Après la dissolution de la CORF (11) en 1935, l’aménagement du terrain revient aux commandants de régions militaires et de secteurs fortifiés. Les travaux reprennent en 1937 alors qu’on met en chantier des ouvrages jadis placés en 2e urgence : Plan Caval, Pointe des Trois-Communes à l’Authion, puis (mars 1940), la Vachette à Briançon.

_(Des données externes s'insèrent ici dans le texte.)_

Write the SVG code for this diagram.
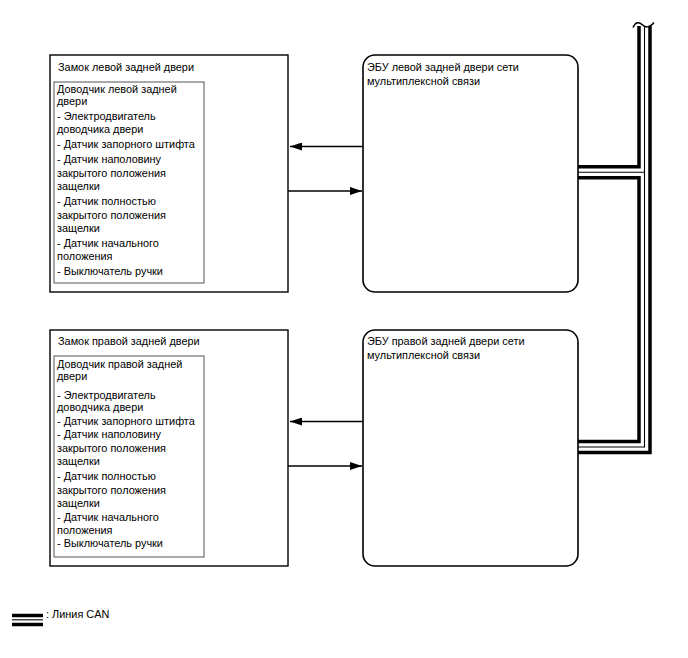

(10) archives du génie cartons F 45...

 (11) commission d’organisation des Régions fortifiées, crée en 1927, présidée par l’Inspecteur général du Génie, d’abord le général Filloneau, puis le général Belhague. L’opinion publique a trop souvent oublié dans la campa­gne 1940 que la ligne Maginot n’avait de valeur effective que parce que les intervalles étaient garnis de troupes de surface pouvant intervenir au profit de certains secteurs menacés. C’est la présence de ces « intervalles » qui a contribué à la victoire sur les Alpes. Le départ des troupes d’intervalIes en particulier l’artillerie dans le Nord-Est laissera certains ouvrages livrés à eux-mêmes. Certains secteurs fortifiés dépourvus d’artillerie succombèrent alors rapidementment.


  

Le 5 février 1937, le ministre prescrit au général Mittelhauser d’étudier un « programme d’avenir » visant à achever le « programme d’ensemble » en portant l’effort vers les zones les plus menacées.

Multipliant reconnaissances et études, ce dernier propose des renforcements notoires de certains secteurs en particulier sur la Tarentaise.

Mais il est en fait trop tard et les travaux pourtant menés bon train sont ralentis par des hivers très rigoureux. Les cuirassements hissés par de véritables tours de force jusqu’aux chantiers resteront à jamais près des fouilles des blocs non construits.

Des ouvrages entiers ne seront pas terminés Plan Caval, Restefond (à 2 800 mètres d’altitude), Granon, Buffère... Dans les Alpes-Maritimes, deux lignes (première et deuxième position) totalisant 36 casemates d’infanterie seront pourtant réalisées par la MOM après la mobilisation de 1939.

Au bout du compte, peu importe si la cuirasse est incomplète car nos troupes alpines de forteresse disposent à la veille de la guerre d’armes efficaces et bien abritées. Elles sont prêtes à affronter l’Italien...

Les événements de juin 1940 démontreront la justesse des dispositions prises et la valeur du travail accompli : avec des effectifs bien pauvres, et pourtant prise en tenaille, l’Armée des Alpes restera la seule armée invaincue de cette campagne.